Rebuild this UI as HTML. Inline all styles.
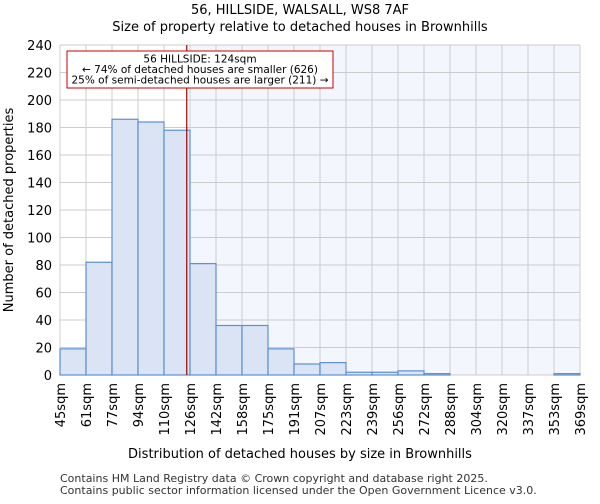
<!DOCTYPE html>
<html><head><meta charset="utf-8"><style>
body{margin:0;background:#fff;font-family:"DejaVu Sans","Liberation Sans",sans-serif;}
</style></head><body>
<svg id="c" width="600" height="500" xmlns="http://www.w3.org/2000/svg" font-family="DejaVu Sans, Liberation Sans, sans-serif">
<text x="300" y="14" text-anchor="middle" font-size="13">56, HILLSIDE, WALSALL, WS8 7AF</text>
<text x="300" y="31" text-anchor="middle" font-size="13">Size of property relative to detached houses in Brownhills</text>
<g id="plot"></g>
<text x="300" y="458" text-anchor="middle" font-size="13">Distribution of detached houses by size in Brownhills</text>
<text transform="translate(13,210) rotate(-90)" text-anchor="middle" font-size="13">Number of detached properties</text>
<text x="60" y="482" font-size="11" fill="#333">Contains HM Land Registry data © Crown copyright and database right 2025.</text>
<text x="60" y="494" font-size="11" fill="#333">Contains public sector information licensed under the Open Government Licence v3.0.</text>
</svg>
<script>
const binLabels=["45sqm","61sqm","77sqm","94sqm","110sqm","126sqm","142sqm","158sqm","175sqm","191sqm","207sqm","223sqm","239sqm","256sqm","272sqm","288sqm","304sqm","320sqm","337sqm","353sqm","369sqm"];
const counts=[19,82,186,184,178,81,36,36,19,8,9,2,2,3,1,0,0,0,0,1];
const yTicks=[0,20,40,60,80,100,120,140,160,180,200,220,240];
const markerBin=4.875;
const highlightFromBin=5;
const NS="http://www.w3.org/2000/svg";
const L=60,R=580,T=45,B=375,yMax=240;
const bw=(R-L)/counts.length;
const xs=i=>L+i*bw;
const ys=v=>B-(B-T)*v/yMax;
const g=document.getElementById('plot');
function mk(t,a){const e=document.createElementNS(NS,t);for(const k in a)e.setAttribute(k,a[k]);g.appendChild(e);return e;}
let e=mk('rect',{x:xs(highlightFromBin),y:T,width:R-xs(highlightFromBin),height:B-T,fill:'#f3f6fd'});


yTicks.forEach(v=>{
 let l=mk('line',{x1:L,x2:R,y1:ys(v),y2:ys(v),stroke:'#cccccc'});
 
 
 let t=mk('text',{x:L-8,y:ys(v)+5,'text-anchor':'end','font-size':13});t.textContent=v;
 
 
});
binLabels.forEach((s,i)=>{
 let l=mk('line',{x1:xs(i),x2:xs(i),y1:T,y2:B,stroke:'#cccccc'});
 
 
 let t=mk('text',{transform:`translate(${xs(i)+5},${B+8}) rotate(-90)`,'text-anchor':'end','font-size':13});t.textContent=s;
 
 
});
counts.forEach((v,i)=>{
 let r=mk('rect',{x:xs(i),y:ys(v),width:bw,height:B-ys(v),fill:'#dae4f4',stroke:'#5b8fd6','stroke-width':1.2});
 
 
});
e=mk('line',{x1:xs(markerBin),x2:xs(markerBin),y1:T,y2:B,stroke:'#a00000','stroke-width':1.2});


e=mk('rect',{x:67,y:51,width:266,height:37,fill:'#fff',stroke:'#cc0000'});


["56 HILLSIDE: 124sqm","← 74% of detached houses are smaller (626)","25% of semi-detached houses are larger (211) →"].forEach((s,i)=>{
 let t=mk('text',{x:200,y:62.5+i*10.5,'text-anchor':'middle','font-size':10.5});t.textContent=s;
 
 
});
</script>
</body></html>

==================================================

■ Work instructions: Without the pictures, print the whole listing exactly as given.

■ Worked answer:
Rebuild this UI as HTML. Inline all styles.
<!DOCTYPE html>
<html><head><meta charset="utf-8"><style>
body{margin:0;background:#fff;font-family:"DejaVu Sans","Liberation Sans",sans-serif;}
</style></head><body>
<svg id="c" width="600" height="500" xmlns="http://www.w3.org/2000/svg" font-family="DejaVu Sans, Liberation Sans, sans-serif">
<text x="300" y="14" text-anchor="middle" font-size="13">56, HILLSIDE, WALSALL, WS8 7AF</text>
<text x="300" y="31" text-anchor="middle" font-size="13">Size of property relative to detached houses in Brownhills</text>
<g id="plot"></g>
<text x="300" y="458" text-anchor="middle" font-size="13">Distribution of detached houses by size in Brownhills</text>
<text transform="translate(13,210) rotate(-90)" text-anchor="middle" font-size="13">Number of detached properties</text>
<text x="60" y="482" font-size="11" fill="#333">Contains HM Land Registry data © Crown copyright and database right 2025.</text>
<text x="60" y="494" font-size="11" fill="#333">Contains public sector information licensed under the Open Government Licence v3.0.</text>
</svg>
<script>
const binLabels=["45sqm","61sqm","77sqm","94sqm","110sqm","126sqm","142sqm","158sqm","175sqm","191sqm","207sqm","223sqm","239sqm","256sqm","272sqm","288sqm","304sqm","320sqm","337sqm","353sqm","369sqm"];
const counts=[19,82,186,184,178,81,36,36,19,8,9,2,2,3,1,0,0,0,0,1];
const yTicks=[0,20,40,60,80,100,120,140,160,180,200,220,240];
const markerBin=4.875;
const highlightFromBin=5;
const NS="http://www.w3.org/2000/svg";
const L=60,R=580,T=45,B=375,yMax=240;
const bw=(R-L)/counts.length;
const xs=i=>L+i*bw;
const ys=v=>B-(B-T)*v/yMax;
const g=document.getElementById('plot');
function mk(t,a){const e=document.createElementNS(NS,t);for(const k in a)e.setAttribute(k,a[k]);g.appendChild(e);return e;}
let e=mk('rect',{x:xs(highlightFromBin),y:T,width:R-xs(highlightFromBin),height:B-T,fill:'#f3f6fd'});


yTicks.forEach(v=>{
 let l=mk('line',{x1:L,x2:R,y1:ys(v),y2:ys(v),stroke:'#cccccc'});
 
 
 let t=mk('text',{x:L-8,y:ys(v)+5,'text-anchor':'end','font-size':13});t.textContent=v;
 
 
});
binLabels.forEach((s,i)=>{
 let l=mk('line',{x1:xs(i),x2:xs(i),y1:T,y2:B,stroke:'#cccccc'});
 
 
 let t=mk('text',{transform:`translate(${xs(i)+5},${B+8}) rotate(-90)`,'text-anchor':'end','font-size':13});t.textContent=s;
 
 
});
counts.forEach((v,i)=>{
 let r=mk('rect',{x:xs(i),y:ys(v),width:bw,height:B-ys(v),fill:'#dae4f4',stroke:'#5b8fd6','stroke-width':1.2});
 
 
});
e=mk('line',{x1:xs(markerBin),x2:xs(markerBin),y1:T,y2:B,stroke:'#a00000','stroke-width':1.2});


e=mk('rect',{x:67,y:51,width:266,height:37,fill:'#fff',stroke:'#cc0000'});


["56 HILLSIDE: 124sqm","← 74% of detached houses are smaller (626)","25% of semi-detached houses are larger (211) →"].forEach((s,i)=>{
 let t=mk('text',{x:200,y:62.5+i*10.5,'text-anchor':'middle','font-size':10.5});t.textContent=s;
 
 
});
</script>
</body></html>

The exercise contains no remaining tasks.